The Americans were not the only ones on edge.
“The Romanians had a mixture of pride, and apprehension, hope and despair, the whole mix of Balkan emotions,” Jonathan Rickert, the consul in the United States Embassy at the time, said in a recent interview.
In Tiriac, they might have seen themselves: survivors who had done whatever it took to maintain their Romanian core after being overrun by Hungarians, Russians, Germans, Greeks and Turks.
Toma Ovici, a member of the Romanian team before and after the 1972 finals, said the Davis Cup bewitched Bucharest. When Nastase lost to Smith, said Ovici, who watched from the stands, “people were looking for Nastase’s car to burn it.”
In the next day’s doubles match, the Americans took only 68 minutes to win in straight sets, with Van Dillen having what Smith and others said was the match of his life. And so the Americans led the Davis Cup, 2-1, heading into the final day’s singles matches: Smith vs. Tiriac and Nastase vs. Gorman.
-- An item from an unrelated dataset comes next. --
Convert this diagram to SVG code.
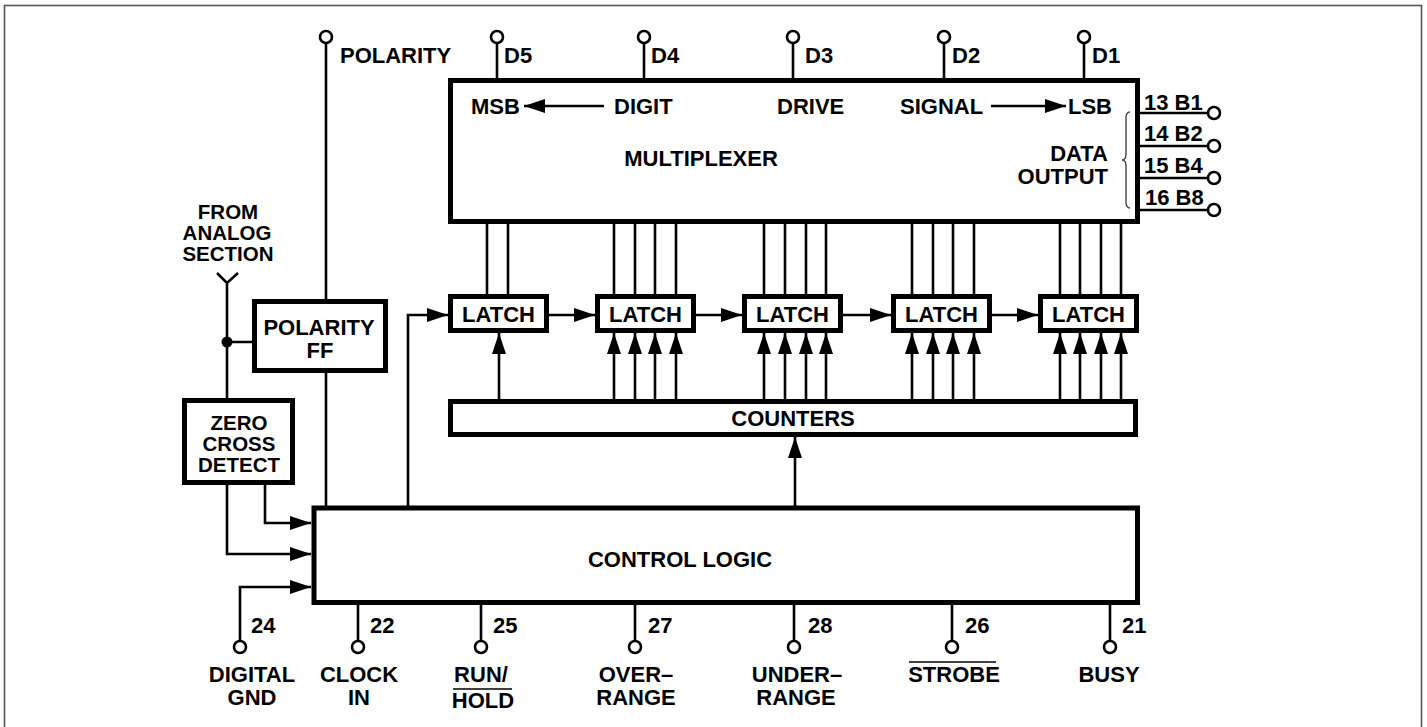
<svg xmlns="http://www.w3.org/2000/svg" width="1427" height="727" viewBox="0 0 1427 727">
<style>
.t{font-family:"Liberation Sans",Arial,sans-serif;font-weight:bold;font-size:22px;fill:#000}
.s{font-size:20.5px}
.m{text-anchor:middle}
.e{text-anchor:end}
.box{fill:#fff;stroke:#000;stroke-width:5}
.w{fill:none;stroke:#000;stroke-width:2.6}
.pin{fill:#fff;stroke:#000;stroke-width:2.6}
.a{marker-end:url(#ah)}
</style>
<defs>
<marker id="ah" markerUnits="userSpaceOnUse" markerWidth="22" markerHeight="14" refX="21" refY="7" orient="auto">
<path d="M0,0 L21,7 L0,14 z" fill="#000"/>
</marker>
</defs>
<rect x="0" y="0" width="1427" height="727" fill="#fff"/>
<rect x="4.5" y="5.5" width="1417" height="730" fill="none" stroke="#555" stroke-width="1.6"/>

<g id="connectors">
<path class="w" d="M326,43 V299 M326,373 V506"/>
<path class="w" d="M497,43 V80 M644,43 V80 M793,43 V80 M944,43 V80 M1084,43 V80"/>
<path class="w" d="M1139,113 H1208 M1139,146 H1208 M1139,178 H1208 M1139,210 H1208"/>
<path class="w" d="M487,222 V294 M508,222 V294 M614,222 V294 M635,222 V294 M655,222 V294 M676,222 V294 M764,222 V294 M785,222 V294 M806,222 V294 M826,222 V294 M912,222 V294 M933,222 V294 M953,222 V294 M974,222 V294 M1060,222 V294 M1080,222 V294 M1101,222 V294 M1121,222 V294"/>
<path class="w a" d="M499,399 V333"/>
<path class="w a" d="M614,399 V333"/><path class="w a" d="M635,399 V333"/><path class="w a" d="M655,399 V333"/><path class="w a" d="M676,399 V333"/>
<path class="w a" d="M764,399 V333"/><path class="w a" d="M785,399 V333"/><path class="w a" d="M806,399 V333"/><path class="w a" d="M826,399 V333"/>
<path class="w a" d="M912,399 V333"/><path class="w a" d="M933,399 V333"/><path class="w a" d="M953,399 V333"/><path class="w a" d="M974,399 V333"/>
<path class="w a" d="M1060,399 V333"/><path class="w a" d="M1080,399 V333"/><path class="w a" d="M1101,399 V333"/><path class="w a" d="M1121,399 V333"/>
<path class="w a" d="M408,507 V315 H448"/>
<path class="w a" d="M549,315 H595"/>
<path class="w a" d="M696,315 H742"/>
<path class="w a" d="M843,315 H891"/>
<path class="w a" d="M992,315 H1038"/>
<path class="w a" d="M795,506 V437"/>
<path class="w" d="M217,273 L227,283 L238,273 M227,283 V400 M227,342 H253"/>
<circle cx="227" cy="342" r="5.5" fill="#000"/>
<path class="w a" d="M265,485 V523 H311"/>
<path class="w a" d="M227,485 V554 H311"/>
<path class="w a" d="M240,641 V587 H311"/>
<path class="w" d="M358,605 V641 M481,605 V641 M635,605 V641 M794,605 V641 M952,605 V641 M1110,605 V641"/>
</g>

<g id="pins">
<circle class="pin" cx="326" cy="37" r="6"/>
<circle class="pin" cx="497" cy="37" r="6"/>
<circle class="pin" cx="644" cy="37" r="6"/>
<circle class="pin" cx="793" cy="37" r="6"/>
<circle class="pin" cx="944" cy="37" r="6"/>
<circle class="pin" cx="1084" cy="37" r="6"/>
<circle class="pin" cx="1214" cy="113" r="6"/>
<circle class="pin" cx="1214" cy="146" r="6"/>
<circle class="pin" cx="1214" cy="178" r="6"/>
<circle class="pin" cx="1214" cy="210" r="6"/>
<circle class="pin" cx="240" cy="647" r="6"/>
<circle class="pin" cx="358" cy="647" r="6"/>
<circle class="pin" cx="481" cy="647" r="6"/>
<circle class="pin" cx="635" cy="647" r="6"/>
<circle class="pin" cx="794" cy="647" r="6"/>
<circle class="pin" cx="952" cy="647" r="6"/>
<circle class="pin" cx="1110" cy="647" r="6"/>
<text class="t" x="340" y="63">POLARITY</text>
<text class="t" x="504" y="63">D5</text>
<text class="t" x="651" y="63">D4</text>
<text class="t" x="805" y="63">D3</text>
<text class="t" x="952" y="63">D2</text>
<text class="t" x="1092" y="63">D1</text>
<text class="t" x="1144" y="110">13 B1</text>
<text class="t" x="1144" y="141">14 B2</text>
<text class="t" x="1144" y="173">15 B4</text>
<text class="t" x="1145" y="205">16 B8</text>
<text class="t" x="251" y="633">24</text>
<text class="t" x="370" y="633">22</text>
<text class="t" x="493" y="633">25</text>
<text class="t" x="648" y="633">27</text>
<text class="t" x="808" y="633">28</text>
<text class="t" x="965" y="633">26</text>
<text class="t" x="1122" y="633">21</text>
<text class="t m" x="252" y="682">DIGITAL<tspan x="252" dy="23">GND</tspan></text>
<text class="t m" x="359" y="682">CLOCK<tspan x="359" dy="23">IN</tspan></text>
<text class="t m" x="481" y="682">RUN/<tspan x="483" dy="26">HOLD</tspan></text>
<line x1="453" y1="689" x2="512" y2="689" stroke="#000" stroke-width="1.6"/>
<text class="t m" x="636" y="682">OVER–<tspan x="636" dy="23">RANGE</tspan></text>
<text class="t m" x="797" y="682">UNDER–<tspan x="796" dy="23">RANGE</tspan></text>
<line x1="909" y1="662" x2="996" y2="662" stroke="#000" stroke-width="1.6"/>
<text class="t m" x="954" y="682">STROBE</text>
<text class="t m" x="1109" y="682">BUSY</text>
<text class="t s m" x="228" y="219">FROM<tspan x="227" dy="21">ANALOG</tspan><tspan x="228" dy="21">SECTION</tspan></text>
</g>

<g id="multiplexer">
<rect class="box" x="450.5" y="80.5" width="687" height="141"/>
<text class="t" x="471" y="114">MSB</text>
<path class="w a" d="M604,106 H524"/>
<text class="t" x="614" y="114">DIGIT</text>
<text class="t" x="777" y="114">DRIVE</text>
<text class="t" x="900" y="114">SIGNAL</text>
<path class="w a" d="M991,106 H1066"/>
<text class="t" x="1068" y="114">LSB</text>
<text class="t m" x="701" y="166">MULTIPLEXER</text>
<text class="t e" x="1108" y="161">DATA<tspan x="1108" dy="23">OUTPUT</tspan></text>
<path d="M1130,112 Q1126,112 1126,118 V154 Q1126,160 1122,160 Q1126,160 1126,166 V202 Q1126,208 1130,208" fill="none" stroke="#444" stroke-width="1.4"/>
</g>

<g id="latch1"><rect class="box" x="450.5" y="296.5" width="96" height="34"/><text class="t m" x="498.5" y="322">LATCH</text></g>
<g id="latch2"><rect class="box" x="597.5" y="296.5" width="96" height="34"/><text class="t m" x="645.5" y="322">LATCH</text></g>
<g id="latch3"><rect class="box" x="744.5" y="296.5" width="96" height="34"/><text class="t m" x="792.5" y="322">LATCH</text></g>
<g id="latch4"><rect class="box" x="893.5" y="296.5" width="96" height="34"/><text class="t m" x="941.5" y="322">LATCH</text></g>
<g id="latch5"><rect class="box" x="1040.5" y="296.5" width="96" height="34"/><text class="t m" x="1088.5" y="322">LATCH</text></g>

<g id="counters"><rect class="box" x="450.5" y="401.5" width="685" height="33"/><text class="t m" x="793" y="426">COUNTERS</text></g>

<g id="polarity-ff"><rect class="box" x="254.5" y="301.5" width="131" height="69"/><text class="t m" x="319" y="335">POLARITY<tspan x="320" dy="23">FF</tspan></text></g>

<g id="zero-cross"><rect class="box" x="184.5" y="400.5" width="108" height="82"/><text class="t s m" x="239" y="430">ZERO<tspan x="239" dy="21">CROSS</tspan><tspan x="239" dy="21">DETECT</tspan></text></g>

<g id="control-logic"><rect class="box" x="314" y="508" width="823.5" height="94.5"/><text class="t m" x="680" y="567">CONTROL LOGIC</text></g>
</svg>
News accounts credited Morea, the referee, with doing a yeoman’s job of keeping control, removing a partisan linesman at one point. Behind the scenes, Morea, who had a bodyguard sleeping outside his hotel room, was furious about the cheating.
Morea, 89, had a stroke six years ago but said on the telephone with assistance from his wife, Alicia, that he had told Ralston, “Please try not to hit any of the lines because it will make things easier.”
The stage was set for a tense day.
Polar opposites in style and temperament, Smith, a breezy surfer-boy Californian, and the combative Tiriac, black Brillo-pad hair on his wrecking-ball-size head, played a whopper. Tiriac won the first set, Smith the next two, then Tiriac won the fourth, using all his tricks. When Tiriac served long but Smith hit a winner, the linesman called Tiriac’s serve in and Smith’s return out. “I got two bad calls on the same point,” Smith said, acknowledging, “This is when I was finally going nuts.”
In the fifth set, Smith played breathless tennis, hitting indisputable winners and beating Tiriac, 6-0, to secure a fifth straight Davis Cup title for the United States. Nastase defeated Gorman in the meaningless final match.
In the moments after, the Americans said they felt too exhausted to celebrate. And, Ralston said, Romanian security officers told him they had found two Arab men nearby and “literally threw us into the cars.”
Tiriac, 74, who was inducted into the International Tennis Hall of Fame in July, did not respond to a question regarding the accusations of cheating. He said in the e-mail dictated to his assistant, “The Davis Cup in 1972 was unfortunately just another final that we lost.” In an interview with the Tennis Channel in May, he said he had no regrets about his behavior, and in 2002, Smith and Gorman accepted Tiriac’s invitation to return to Bucharest to re-enact the match with him and Nastase.
Rickert, the embassy consul, said the Romanians, and Tiriac, had put up an outsize fight, that mix of survival and fatalism.
“Tiriac had no business being on the court with Smith, tennis-wise,” Rickert said. “But, somehow, he played and psyched and performed in such a way that he made a match of it, and then he just ran out of steam. What he did was a tribute to something, I’m just not sure quite what.”